> _To be done_
Leave out the pictures and reproduce all of the data exactly.

> _Items_
▽
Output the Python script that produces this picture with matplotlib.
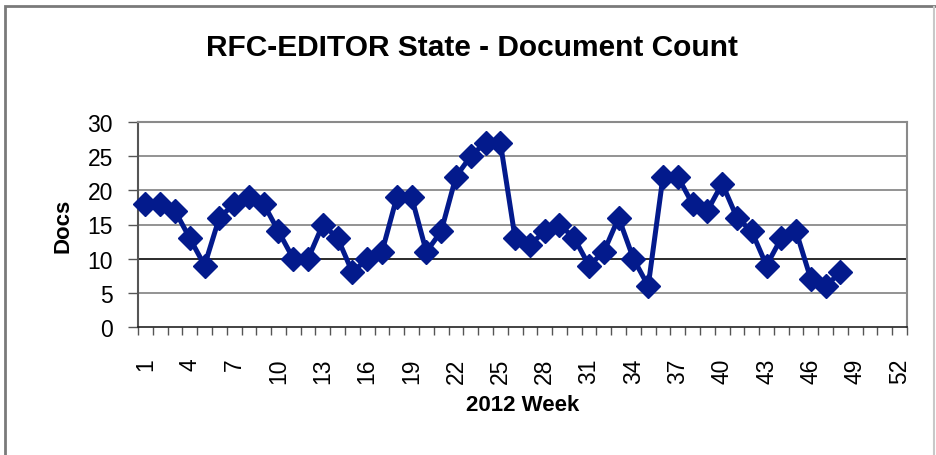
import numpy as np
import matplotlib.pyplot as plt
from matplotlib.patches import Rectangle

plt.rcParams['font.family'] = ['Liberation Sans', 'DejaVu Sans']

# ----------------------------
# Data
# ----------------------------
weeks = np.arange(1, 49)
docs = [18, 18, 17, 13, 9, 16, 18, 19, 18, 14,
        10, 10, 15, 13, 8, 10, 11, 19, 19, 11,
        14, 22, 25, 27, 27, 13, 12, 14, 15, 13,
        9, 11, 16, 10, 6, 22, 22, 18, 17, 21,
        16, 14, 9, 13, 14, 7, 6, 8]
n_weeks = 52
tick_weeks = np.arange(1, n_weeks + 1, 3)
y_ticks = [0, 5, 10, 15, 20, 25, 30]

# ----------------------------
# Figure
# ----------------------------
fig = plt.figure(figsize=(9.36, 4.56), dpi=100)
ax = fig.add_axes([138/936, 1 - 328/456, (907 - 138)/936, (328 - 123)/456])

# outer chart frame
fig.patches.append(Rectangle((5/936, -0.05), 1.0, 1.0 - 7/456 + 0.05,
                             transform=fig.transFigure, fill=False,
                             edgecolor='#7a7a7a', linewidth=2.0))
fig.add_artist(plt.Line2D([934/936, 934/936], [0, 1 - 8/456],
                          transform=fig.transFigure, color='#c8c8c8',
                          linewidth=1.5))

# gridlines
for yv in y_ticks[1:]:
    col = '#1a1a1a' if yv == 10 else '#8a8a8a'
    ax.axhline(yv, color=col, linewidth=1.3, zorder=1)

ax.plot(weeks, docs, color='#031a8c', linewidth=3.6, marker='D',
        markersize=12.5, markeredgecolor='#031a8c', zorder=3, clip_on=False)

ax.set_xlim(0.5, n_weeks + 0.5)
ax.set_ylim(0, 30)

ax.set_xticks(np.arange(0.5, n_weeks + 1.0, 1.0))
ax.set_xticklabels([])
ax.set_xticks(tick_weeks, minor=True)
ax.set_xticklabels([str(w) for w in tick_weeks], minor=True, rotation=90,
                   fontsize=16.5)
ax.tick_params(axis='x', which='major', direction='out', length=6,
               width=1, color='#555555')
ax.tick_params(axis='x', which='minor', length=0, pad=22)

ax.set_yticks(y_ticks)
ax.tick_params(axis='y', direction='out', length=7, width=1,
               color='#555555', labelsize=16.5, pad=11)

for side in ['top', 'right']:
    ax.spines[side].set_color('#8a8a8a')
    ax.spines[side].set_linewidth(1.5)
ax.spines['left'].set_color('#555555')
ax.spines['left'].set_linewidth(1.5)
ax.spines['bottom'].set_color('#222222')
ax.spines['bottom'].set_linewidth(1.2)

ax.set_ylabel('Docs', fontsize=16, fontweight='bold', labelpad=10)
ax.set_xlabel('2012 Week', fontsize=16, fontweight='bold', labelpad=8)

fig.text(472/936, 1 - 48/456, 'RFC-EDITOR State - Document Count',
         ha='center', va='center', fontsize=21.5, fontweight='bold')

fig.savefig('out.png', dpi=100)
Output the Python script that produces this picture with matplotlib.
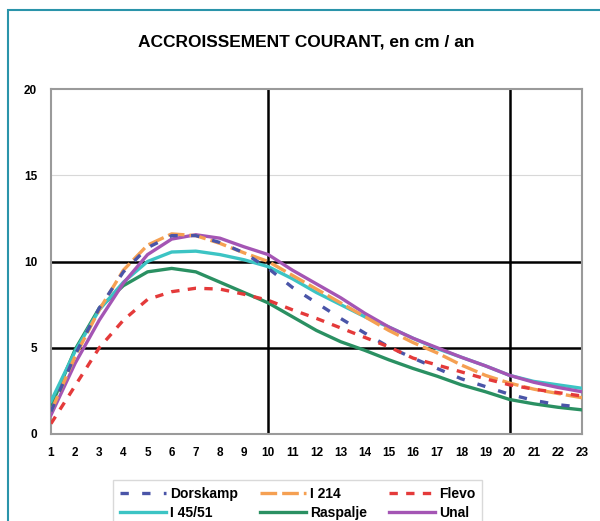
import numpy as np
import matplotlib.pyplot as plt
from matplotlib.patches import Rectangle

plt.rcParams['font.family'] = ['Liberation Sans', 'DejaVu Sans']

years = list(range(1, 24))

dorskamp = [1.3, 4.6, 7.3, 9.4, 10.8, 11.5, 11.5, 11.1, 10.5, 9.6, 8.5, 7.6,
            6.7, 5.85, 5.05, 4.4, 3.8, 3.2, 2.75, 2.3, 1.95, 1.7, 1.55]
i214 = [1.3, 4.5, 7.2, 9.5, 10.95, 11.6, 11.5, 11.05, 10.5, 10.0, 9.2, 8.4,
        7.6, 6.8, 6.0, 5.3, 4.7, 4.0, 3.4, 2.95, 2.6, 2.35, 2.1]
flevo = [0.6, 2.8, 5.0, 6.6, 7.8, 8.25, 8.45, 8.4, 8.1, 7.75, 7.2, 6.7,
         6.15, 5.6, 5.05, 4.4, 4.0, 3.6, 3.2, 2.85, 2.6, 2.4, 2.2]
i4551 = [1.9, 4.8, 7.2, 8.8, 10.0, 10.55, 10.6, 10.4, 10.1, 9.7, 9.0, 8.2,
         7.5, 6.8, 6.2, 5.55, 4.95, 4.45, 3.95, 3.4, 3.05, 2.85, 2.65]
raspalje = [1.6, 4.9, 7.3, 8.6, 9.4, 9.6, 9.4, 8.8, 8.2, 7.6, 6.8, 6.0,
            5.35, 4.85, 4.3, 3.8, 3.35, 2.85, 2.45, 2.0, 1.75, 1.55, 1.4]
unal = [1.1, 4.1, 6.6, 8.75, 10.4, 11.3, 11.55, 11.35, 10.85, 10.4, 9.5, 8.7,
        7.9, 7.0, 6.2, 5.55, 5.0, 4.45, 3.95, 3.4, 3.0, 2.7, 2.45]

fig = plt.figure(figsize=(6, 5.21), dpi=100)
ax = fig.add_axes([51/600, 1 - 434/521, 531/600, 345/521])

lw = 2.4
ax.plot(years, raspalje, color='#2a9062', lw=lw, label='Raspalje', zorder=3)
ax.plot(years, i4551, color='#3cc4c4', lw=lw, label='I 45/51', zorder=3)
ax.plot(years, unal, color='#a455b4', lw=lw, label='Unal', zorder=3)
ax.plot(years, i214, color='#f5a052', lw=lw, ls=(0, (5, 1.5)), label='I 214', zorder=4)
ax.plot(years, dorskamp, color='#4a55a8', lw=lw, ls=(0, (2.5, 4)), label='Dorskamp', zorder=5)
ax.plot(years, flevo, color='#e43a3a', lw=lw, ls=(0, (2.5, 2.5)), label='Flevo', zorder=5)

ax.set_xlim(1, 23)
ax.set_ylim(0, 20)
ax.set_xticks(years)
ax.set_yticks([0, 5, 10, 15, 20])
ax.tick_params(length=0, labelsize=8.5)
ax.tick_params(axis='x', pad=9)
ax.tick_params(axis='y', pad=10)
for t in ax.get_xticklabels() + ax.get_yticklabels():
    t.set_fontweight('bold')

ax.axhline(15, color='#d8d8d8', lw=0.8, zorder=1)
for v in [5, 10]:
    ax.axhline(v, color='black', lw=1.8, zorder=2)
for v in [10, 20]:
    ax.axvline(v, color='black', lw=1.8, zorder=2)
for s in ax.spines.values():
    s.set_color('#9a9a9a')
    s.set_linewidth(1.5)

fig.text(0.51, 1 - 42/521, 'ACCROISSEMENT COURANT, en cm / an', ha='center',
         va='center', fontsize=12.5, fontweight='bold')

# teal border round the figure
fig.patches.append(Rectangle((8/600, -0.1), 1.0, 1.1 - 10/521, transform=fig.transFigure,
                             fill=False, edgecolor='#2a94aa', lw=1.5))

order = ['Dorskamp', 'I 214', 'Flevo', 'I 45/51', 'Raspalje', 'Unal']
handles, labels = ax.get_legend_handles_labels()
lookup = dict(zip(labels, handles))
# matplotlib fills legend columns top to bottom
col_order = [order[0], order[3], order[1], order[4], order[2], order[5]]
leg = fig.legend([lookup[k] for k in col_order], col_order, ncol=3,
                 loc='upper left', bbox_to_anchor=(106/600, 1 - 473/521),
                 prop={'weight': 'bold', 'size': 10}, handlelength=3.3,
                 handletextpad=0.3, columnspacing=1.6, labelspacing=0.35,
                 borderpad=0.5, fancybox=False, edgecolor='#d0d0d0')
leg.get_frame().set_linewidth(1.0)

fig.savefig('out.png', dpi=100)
△
> _Complete answer_
Output the Python script that produces this picture with matplotlib.
import numpy as np
import matplotlib.pyplot as plt
from matplotlib.patches import Rectangle

plt.rcParams['font.family'] = ['Liberation Sans', 'DejaVu Sans']

# ----------------------------
# Data
# ----------------------------
weeks = np.arange(1, 49)
docs = [18, 18, 17, 13, 9, 16, 18, 19, 18, 14,
        10, 10, 15, 13, 8, 10, 11, 19, 19, 11,
        14, 22, 25, 27, 27, 13, 12, 14, 15, 13,
        9, 11, 16, 10, 6, 22, 22, 18, 17, 21,
        16, 14, 9, 13, 14, 7, 6, 8]
n_weeks = 52
tick_weeks = np.arange(1, n_weeks + 1, 3)
y_ticks = [0, 5, 10, 15, 20, 25, 30]

# ----------------------------
# Figure
# ----------------------------
fig = plt.figure(figsize=(9.36, 4.56), dpi=100)
ax = fig.add_axes([138/936, 1 - 328/456, (907 - 138)/936, (328 - 123)/456])

# outer chart frame
fig.patches.append(Rectangle((5/936, -0.05), 1.0, 1.0 - 7/456 + 0.05,
                             transform=fig.transFigure, fill=False,
                             edgecolor='#7a7a7a', linewidth=2.0))
fig.add_artist(plt.Line2D([934/936, 934/936], [0, 1 - 8/456],
                          transform=fig.transFigure, color='#c8c8c8',
                          linewidth=1.5))

# gridlines
for yv in y_ticks[1:]:
    col = '#1a1a1a' if yv == 10 else '#8a8a8a'
    ax.axhline(yv, color=col, linewidth=1.3, zorder=1)

ax.plot(weeks, docs, color='#031a8c', linewidth=3.6, marker='D',
        markersize=12.5, markeredgecolor='#031a8c', zorder=3, clip_on=False)

ax.set_xlim(0.5, n_weeks + 0.5)
ax.set_ylim(0, 30)

ax.set_xticks(np.arange(0.5, n_weeks + 1.0, 1.0))
ax.set_xticklabels([])
ax.set_xticks(tick_weeks, minor=True)
ax.set_xticklabels([str(w) for w in tick_weeks], minor=True, rotation=90,
                   fontsize=16.5)
ax.tick_params(axis='x', which='major', direction='out', length=6,
               width=1, color='#555555')
ax.tick_params(axis='x', which='minor', length=0, pad=22)

ax.set_yticks(y_ticks)
ax.tick_params(axis='y', direction='out', length=7, width=1,
               color='#555555', labelsize=16.5, pad=11)

for side in ['top', 'right']:
    ax.spines[side].set_color('#8a8a8a')
    ax.spines[side].set_linewidth(1.5)
ax.spines['left'].set_color('#555555')
ax.spines['left'].set_linewidth(1.5)
ax.spines['bottom'].set_color('#222222')
ax.spines['bottom'].set_linewidth(1.2)

ax.set_ylabel('Docs', fontsize=16, fontweight='bold', labelpad=10)
ax.set_xlabel('2012 Week', fontsize=16, fontweight='bold', labelpad=8)

fig.text(472/936, 1 - 48/456, 'RFC-EDITOR State - Document Count',
         ha='center', va='center', fontsize=21.5, fontweight='bold')

fig.savefig('out.png', dpi=100)
Output the Python script that produces this picture with matplotlib.
import numpy as np
import matplotlib.pyplot as plt
from matplotlib.patches import Rectangle

plt.rcParams['font.family'] = ['Liberation Sans', 'DejaVu Sans']

years = list(range(1, 24))

dorskamp = [1.3, 4.6, 7.3, 9.4, 10.8, 11.5, 11.5, 11.1, 10.5, 9.6, 8.5, 7.6,
            6.7, 5.85, 5.05, 4.4, 3.8, 3.2, 2.75, 2.3, 1.95, 1.7, 1.55]
i214 = [1.3, 4.5, 7.2, 9.5, 10.95, 11.6, 11.5, 11.05, 10.5, 10.0, 9.2, 8.4,
        7.6, 6.8, 6.0, 5.3, 4.7, 4.0, 3.4, 2.95, 2.6, 2.35, 2.1]
flevo = [0.6, 2.8, 5.0, 6.6, 7.8, 8.25, 8.45, 8.4, 8.1, 7.75, 7.2, 6.7,
         6.15, 5.6, 5.05, 4.4, 4.0, 3.6, 3.2, 2.85, 2.6, 2.4, 2.2]
i4551 = [1.9, 4.8, 7.2, 8.8, 10.0, 10.55, 10.6, 10.4, 10.1, 9.7, 9.0, 8.2,
         7.5, 6.8, 6.2, 5.55, 4.95, 4.45, 3.95, 3.4, 3.05, 2.85, 2.65]
raspalje = [1.6, 4.9, 7.3, 8.6, 9.4, 9.6, 9.4, 8.8, 8.2, 7.6, 6.8, 6.0,
            5.35, 4.85, 4.3, 3.8, 3.35, 2.85, 2.45, 2.0, 1.75, 1.55, 1.4]
unal = [1.1, 4.1, 6.6, 8.75, 10.4, 11.3, 11.55, 11.35, 10.85, 10.4, 9.5, 8.7,
        7.9, 7.0, 6.2, 5.55, 5.0, 4.45, 3.95, 3.4, 3.0, 2.7, 2.45]

fig = plt.figure(figsize=(6, 5.21), dpi=100)
ax = fig.add_axes([51/600, 1 - 434/521, 531/600, 345/521])

lw = 2.4
ax.plot(years, raspalje, color='#2a9062', lw=lw, label='Raspalje', zorder=3)
ax.plot(years, i4551, color='#3cc4c4', lw=lw, label='I 45/51', zorder=3)
ax.plot(years, unal, color='#a455b4', lw=lw, label='Unal', zorder=3)
ax.plot(years, i214, color='#f5a052', lw=lw, ls=(0, (5, 1.5)), label='I 214', zorder=4)
ax.plot(years, dorskamp, color='#4a55a8', lw=lw, ls=(0, (2.5, 4)), label='Dorskamp', zorder=5)
ax.plot(years, flevo, color='#e43a3a', lw=lw, ls=(0, (2.5, 2.5)), label='Flevo', zorder=5)

ax.set_xlim(1, 23)
ax.set_ylim(0, 20)
ax.set_xticks(years)
ax.set_yticks([0, 5, 10, 15, 20])
ax.tick_params(length=0, labelsize=8.5)
ax.tick_params(axis='x', pad=9)
ax.tick_params(axis='y', pad=10)
for t in ax.get_xticklabels() + ax.get_yticklabels():
    t.set_fontweight('bold')

ax.axhline(15, color='#d8d8d8', lw=0.8, zorder=1)
for v in [5, 10]:
    ax.axhline(v, color='black', lw=1.8, zorder=2)
for v in [10, 20]:
    ax.axvline(v, color='black', lw=1.8, zorder=2)
for s in ax.spines.values():
    s.set_color('#9a9a9a')
    s.set_linewidth(1.5)

fig.text(0.51, 1 - 42/521, 'ACCROISSEMENT COURANT, en cm / an', ha='center',
         va='center', fontsize=12.5, fontweight='bold')

# teal border round the figure
fig.patches.append(Rectangle((8/600, -0.1), 1.0, 1.1 - 10/521, transform=fig.transFigure,
                             fill=False, edgecolor='#2a94aa', lw=1.5))

order = ['Dorskamp', 'I 214', 'Flevo', 'I 45/51', 'Raspalje', 'Unal']
handles, labels = ax.get_legend_handles_labels()
lookup = dict(zip(labels, handles))
# matplotlib fills legend columns top to bottom
col_order = [order[0], order[3], order[1], order[4], order[2], order[5]]
leg = fig.legend([lookup[k] for k in col_order], col_order, ncol=3,
                 loc='upper left', bbox_to_anchor=(106/600, 1 - 473/521),
                 prop={'weight': 'bold', 'size': 10}, handlelength=3.3,
                 handletextpad=0.3, columnspacing=1.6, labelspacing=0.35,
                 borderpad=0.5, fancybox=False, edgecolor='#d0d0d0')
leg.get_frame().set_linewidth(1.0)

fig.savefig('out.png', dpi=100)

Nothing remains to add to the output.